- **Problem description**
Transcribe all of the material exactly. Any picture in it should be left out.
═══ Recorded data ═══
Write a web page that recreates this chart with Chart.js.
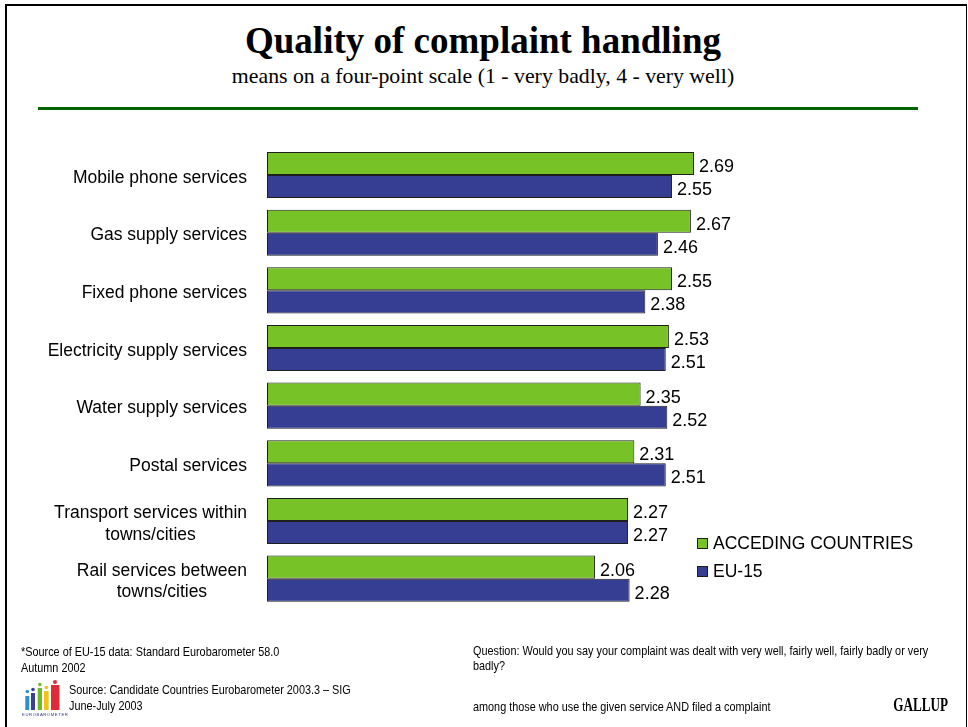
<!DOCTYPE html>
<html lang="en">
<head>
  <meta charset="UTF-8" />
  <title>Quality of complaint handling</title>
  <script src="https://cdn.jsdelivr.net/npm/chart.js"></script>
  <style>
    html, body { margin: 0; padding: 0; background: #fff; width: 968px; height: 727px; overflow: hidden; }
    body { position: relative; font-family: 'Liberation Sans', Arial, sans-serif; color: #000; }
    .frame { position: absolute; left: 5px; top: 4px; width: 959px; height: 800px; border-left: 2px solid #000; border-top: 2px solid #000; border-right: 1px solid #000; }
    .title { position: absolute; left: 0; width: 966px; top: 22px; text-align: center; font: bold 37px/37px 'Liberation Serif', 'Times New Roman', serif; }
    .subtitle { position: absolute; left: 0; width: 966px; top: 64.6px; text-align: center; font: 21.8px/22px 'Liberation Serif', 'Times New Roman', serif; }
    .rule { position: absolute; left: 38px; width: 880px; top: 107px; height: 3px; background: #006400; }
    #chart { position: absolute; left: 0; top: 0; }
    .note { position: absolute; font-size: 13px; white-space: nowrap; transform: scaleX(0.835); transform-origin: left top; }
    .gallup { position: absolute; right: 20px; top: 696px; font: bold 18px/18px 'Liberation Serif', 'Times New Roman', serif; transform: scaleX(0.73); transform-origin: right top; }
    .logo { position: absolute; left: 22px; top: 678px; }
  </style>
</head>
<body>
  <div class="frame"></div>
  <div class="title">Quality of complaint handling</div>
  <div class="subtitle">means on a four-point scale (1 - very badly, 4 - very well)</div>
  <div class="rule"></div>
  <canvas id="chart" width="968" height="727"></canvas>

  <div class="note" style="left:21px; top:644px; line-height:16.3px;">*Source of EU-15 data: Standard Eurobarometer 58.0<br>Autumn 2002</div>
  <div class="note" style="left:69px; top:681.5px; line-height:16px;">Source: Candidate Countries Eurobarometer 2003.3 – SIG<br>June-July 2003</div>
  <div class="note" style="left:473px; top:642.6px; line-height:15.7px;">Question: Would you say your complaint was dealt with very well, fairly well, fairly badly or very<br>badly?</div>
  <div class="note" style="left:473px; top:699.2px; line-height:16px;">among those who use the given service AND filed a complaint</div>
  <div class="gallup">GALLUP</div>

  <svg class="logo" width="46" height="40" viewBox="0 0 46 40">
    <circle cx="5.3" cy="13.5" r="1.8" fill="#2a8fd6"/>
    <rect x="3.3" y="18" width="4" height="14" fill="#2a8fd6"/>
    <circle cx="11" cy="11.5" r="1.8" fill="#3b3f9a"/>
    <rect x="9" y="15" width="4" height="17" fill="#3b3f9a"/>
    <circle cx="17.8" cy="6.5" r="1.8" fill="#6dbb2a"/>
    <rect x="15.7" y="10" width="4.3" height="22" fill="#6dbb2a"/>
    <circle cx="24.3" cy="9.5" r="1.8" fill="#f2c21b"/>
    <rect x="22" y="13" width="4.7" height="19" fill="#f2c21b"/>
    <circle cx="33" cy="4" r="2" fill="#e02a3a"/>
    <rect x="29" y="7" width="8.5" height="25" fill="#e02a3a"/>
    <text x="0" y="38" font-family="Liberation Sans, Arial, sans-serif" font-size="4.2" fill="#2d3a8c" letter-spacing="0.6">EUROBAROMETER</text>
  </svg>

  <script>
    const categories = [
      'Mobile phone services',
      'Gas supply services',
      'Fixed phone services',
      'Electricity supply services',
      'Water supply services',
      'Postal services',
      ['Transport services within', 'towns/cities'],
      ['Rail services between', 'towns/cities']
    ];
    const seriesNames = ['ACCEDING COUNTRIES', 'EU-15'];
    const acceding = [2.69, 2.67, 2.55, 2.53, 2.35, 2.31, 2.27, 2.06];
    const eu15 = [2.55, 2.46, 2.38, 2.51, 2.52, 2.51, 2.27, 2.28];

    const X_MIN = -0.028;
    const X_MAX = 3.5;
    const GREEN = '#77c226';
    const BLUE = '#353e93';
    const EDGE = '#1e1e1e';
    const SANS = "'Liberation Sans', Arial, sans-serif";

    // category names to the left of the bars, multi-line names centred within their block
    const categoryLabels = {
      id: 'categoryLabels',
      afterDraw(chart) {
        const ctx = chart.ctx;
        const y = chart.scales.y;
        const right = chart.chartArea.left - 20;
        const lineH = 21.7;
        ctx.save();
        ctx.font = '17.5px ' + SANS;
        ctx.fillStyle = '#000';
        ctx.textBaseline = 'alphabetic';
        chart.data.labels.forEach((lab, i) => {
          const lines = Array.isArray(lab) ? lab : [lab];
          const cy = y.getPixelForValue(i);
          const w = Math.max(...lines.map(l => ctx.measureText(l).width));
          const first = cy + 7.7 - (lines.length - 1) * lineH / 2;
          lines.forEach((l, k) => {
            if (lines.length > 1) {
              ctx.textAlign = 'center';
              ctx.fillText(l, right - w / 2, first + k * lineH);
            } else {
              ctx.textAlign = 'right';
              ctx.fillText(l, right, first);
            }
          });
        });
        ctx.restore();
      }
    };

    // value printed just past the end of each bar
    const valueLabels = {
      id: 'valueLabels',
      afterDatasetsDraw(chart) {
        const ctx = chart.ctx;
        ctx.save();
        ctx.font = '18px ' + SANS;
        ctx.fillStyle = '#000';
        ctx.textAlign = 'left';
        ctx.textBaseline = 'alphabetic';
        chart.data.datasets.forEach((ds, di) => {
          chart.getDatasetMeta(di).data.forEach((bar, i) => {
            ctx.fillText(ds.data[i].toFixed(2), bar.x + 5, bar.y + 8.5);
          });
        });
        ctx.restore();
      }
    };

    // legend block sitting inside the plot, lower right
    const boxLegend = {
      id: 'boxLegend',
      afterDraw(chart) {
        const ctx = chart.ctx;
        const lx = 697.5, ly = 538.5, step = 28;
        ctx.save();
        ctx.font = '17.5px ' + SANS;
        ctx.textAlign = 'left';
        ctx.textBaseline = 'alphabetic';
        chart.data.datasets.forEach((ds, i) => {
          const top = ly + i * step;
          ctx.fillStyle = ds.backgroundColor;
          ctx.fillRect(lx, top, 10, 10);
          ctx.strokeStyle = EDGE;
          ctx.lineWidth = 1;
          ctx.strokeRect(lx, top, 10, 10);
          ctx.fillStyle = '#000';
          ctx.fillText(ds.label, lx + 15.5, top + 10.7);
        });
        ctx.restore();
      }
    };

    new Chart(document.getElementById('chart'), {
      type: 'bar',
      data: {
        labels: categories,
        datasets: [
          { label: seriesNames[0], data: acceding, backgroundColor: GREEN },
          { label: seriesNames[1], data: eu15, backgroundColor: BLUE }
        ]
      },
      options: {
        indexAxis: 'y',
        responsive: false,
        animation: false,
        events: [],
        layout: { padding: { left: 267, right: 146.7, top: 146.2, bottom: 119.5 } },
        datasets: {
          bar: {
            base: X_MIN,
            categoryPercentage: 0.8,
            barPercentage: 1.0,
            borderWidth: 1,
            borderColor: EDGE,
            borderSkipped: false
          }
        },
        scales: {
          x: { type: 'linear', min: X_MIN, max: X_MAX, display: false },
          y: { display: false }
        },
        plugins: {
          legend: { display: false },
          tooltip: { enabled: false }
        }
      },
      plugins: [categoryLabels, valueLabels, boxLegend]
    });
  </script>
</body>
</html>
═══
- **Answer**
Write a web page that recreates this chart with Chart.js.
<!DOCTYPE html>
<html lang="en">
<head>
  <meta charset="UTF-8" />
  <title>Quality of complaint handling</title>
  <script src="https://cdn.jsdelivr.net/npm/chart.js"></script>
  <style>
    html, body { margin: 0; padding: 0; background: #fff; width: 968px; height: 727px; overflow: hidden; }
    body { position: relative; font-family: 'Liberation Sans', Arial, sans-serif; color: #000; }
    .frame { position: absolute; left: 5px; top: 4px; width: 959px; height: 800px; border-left: 2px solid #000; border-top: 2px solid #000; border-right: 1px solid #000; }
    .title { position: absolute; left: 0; width: 966px; top: 22px; text-align: center; font: bold 37px/37px 'Liberation Serif', 'Times New Roman', serif; }
    .subtitle { position: absolute; left: 0; width: 966px; top: 64.6px; text-align: center; font: 21.8px/22px 'Liberation Serif', 'Times New Roman', serif; }
    .rule { position: absolute; left: 38px; width: 880px; top: 107px; height: 3px; background: #006400; }
    #chart { position: absolute; left: 0; top: 0; }
    .note { position: absolute; font-size: 13px; white-space: nowrap; transform: scaleX(0.835); transform-origin: left top; }
    .gallup { position: absolute; right: 20px; top: 696px; font: bold 18px/18px 'Liberation Serif', 'Times New Roman', serif; transform: scaleX(0.73); transform-origin: right top; }
    .logo { position: absolute; left: 22px; top: 678px; }
  </style>
</head>
<body>
  <div class="frame"></div>
  <div class="title">Quality of complaint handling</div>
  <div class="subtitle">means on a four-point scale (1 - very badly, 4 - very well)</div>
  <div class="rule"></div>
  <canvas id="chart" width="968" height="727"></canvas>

  <div class="note" style="left:21px; top:644px; line-height:16.3px;">*Source of EU-15 data: Standard Eurobarometer 58.0<br>Autumn 2002</div>
  <div class="note" style="left:69px; top:681.5px; line-height:16px;">Source: Candidate Countries Eurobarometer 2003.3 – SIG<br>June-July 2003</div>
  <div class="note" style="left:473px; top:642.6px; line-height:15.7px;">Question: Would you say your complaint was dealt with very well, fairly well, fairly badly or very<br>badly?</div>
  <div class="note" style="left:473px; top:699.2px; line-height:16px;">among those who use the given service AND filed a complaint</div>
  <div class="gallup">GALLUP</div>

  <svg class="logo" width="46" height="40" viewBox="0 0 46 40">
    <circle cx="5.3" cy="13.5" r="1.8" fill="#2a8fd6"/>
    <rect x="3.3" y="18" width="4" height="14" fill="#2a8fd6"/>
    <circle cx="11" cy="11.5" r="1.8" fill="#3b3f9a"/>
    <rect x="9" y="15" width="4" height="17" fill="#3b3f9a"/>
    <circle cx="17.8" cy="6.5" r="1.8" fill="#6dbb2a"/>
    <rect x="15.7" y="10" width="4.3" height="22" fill="#6dbb2a"/>
    <circle cx="24.3" cy="9.5" r="1.8" fill="#f2c21b"/>
    <rect x="22" y="13" width="4.7" height="19" fill="#f2c21b"/>
    <circle cx="33" cy="4" r="2" fill="#e02a3a"/>
    <rect x="29" y="7" width="8.5" height="25" fill="#e02a3a"/>
    <text x="0" y="38" font-family="Liberation Sans, Arial, sans-serif" font-size="4.2" fill="#2d3a8c" letter-spacing="0.6">EUROBAROMETER</text>
  </svg>

  <script>
    const categories = [
      'Mobile phone services',
      'Gas supply services',
      'Fixed phone services',
      'Electricity supply services',
      'Water supply services',
      'Postal services',
      ['Transport services within', 'towns/cities'],
      ['Rail services between', 'towns/cities']
    ];
    const seriesNames = ['ACCEDING COUNTRIES', 'EU-15'];
    const acceding = [2.69, 2.67, 2.55, 2.53, 2.35, 2.31, 2.27, 2.06];
    const eu15 = [2.55, 2.46, 2.38, 2.51, 2.52, 2.51, 2.27, 2.28];

    const X_MIN = -0.028;
    const X_MAX = 3.5;
    const GREEN = '#77c226';
    const BLUE = '#353e93';
    const EDGE = '#1e1e1e';
    const SANS = "'Liberation Sans', Arial, sans-serif";

    // category names to the left of the bars, multi-line names centred within their block
    const categoryLabels = {
      id: 'categoryLabels',
      afterDraw(chart) {
        const ctx = chart.ctx;
        const y = chart.scales.y;
        const right = chart.chartArea.left - 20;
        const lineH = 21.7;
        ctx.save();
        ctx.font = '17.5px ' + SANS;
        ctx.fillStyle = '#000';
        ctx.textBaseline = 'alphabetic';
        chart.data.labels.forEach((lab, i) => {
          const lines = Array.isArray(lab) ? lab : [lab];
          const cy = y.getPixelForValue(i);
          const w = Math.max(...lines.map(l => ctx.measureText(l).width));
          const first = cy + 7.7 - (lines.length - 1) * lineH / 2;
          lines.forEach((l, k) => {
            if (lines.length > 1) {
              ctx.textAlign = 'center';
              ctx.fillText(l, right - w / 2, first + k * lineH);
            } else {
              ctx.textAlign = 'right';
              ctx.fillText(l, right, first);
            }
          });
        });
        ctx.restore();
      }
    };

    // value printed just past the end of each bar
    const valueLabels = {
      id: 'valueLabels',
      afterDatasetsDraw(chart) {
        const ctx = chart.ctx;
        ctx.save();
        ctx.font = '18px ' + SANS;
        ctx.fillStyle = '#000';
        ctx.textAlign = 'left';
        ctx.textBaseline = 'alphabetic';
        chart.data.datasets.forEach((ds, di) => {
          chart.getDatasetMeta(di).data.forEach((bar, i) => {
            ctx.fillText(ds.data[i].toFixed(2), bar.x + 5, bar.y + 8.5);
          });
        });
        ctx.restore();
      }
    };

    // legend block sitting inside the plot, lower right
    const boxLegend = {
      id: 'boxLegend',
      afterDraw(chart) {
        const ctx = chart.ctx;
        const lx = 697.5, ly = 538.5, step = 28;
        ctx.save();
        ctx.font = '17.5px ' + SANS;
        ctx.textAlign = 'left';
        ctx.textBaseline = 'alphabetic';
        chart.data.datasets.forEach((ds, i) => {
          const top = ly + i * step;
          ctx.fillStyle = ds.backgroundColor;
          ctx.fillRect(lx, top, 10, 10);
          ctx.strokeStyle = EDGE;
          ctx.lineWidth = 1;
          ctx.strokeRect(lx, top, 10, 10);
          ctx.fillStyle = '#000';
          ctx.fillText(ds.label, lx + 15.5, top + 10.7);
        });
        ctx.restore();
      }
    };

    new Chart(document.getElementById('chart'), {
      type: 'bar',
      data: {
        labels: categories,
        datasets: [
          { label: seriesNames[0], data: acceding, backgroundColor: GREEN },
          { label: seriesNames[1], data: eu15, backgroundColor: BLUE }
        ]
      },
      options: {
        indexAxis: 'y',
        responsive: false,
        animation: false,
        events: [],
        layout: { padding: { left: 267, right: 146.7, top: 146.2, bottom: 119.5 } },
        datasets: {
          bar: {
            base: X_MIN,
            categoryPercentage: 0.8,
            barPercentage: 1.0,
            borderWidth: 1,
            borderColor: EDGE,
            borderSkipped: false
          }
        },
        scales: {
          x: { type: 'linear', min: X_MIN, max: X_MAX, display: false },
          y: { display: false }
        },
        plugins: {
          legend: { display: false },
          tooltip: { enabled: false }
        }
      },
      plugins: [categoryLabels, valueLabels, boxLegend]
    });
  </script>
</body>
</html>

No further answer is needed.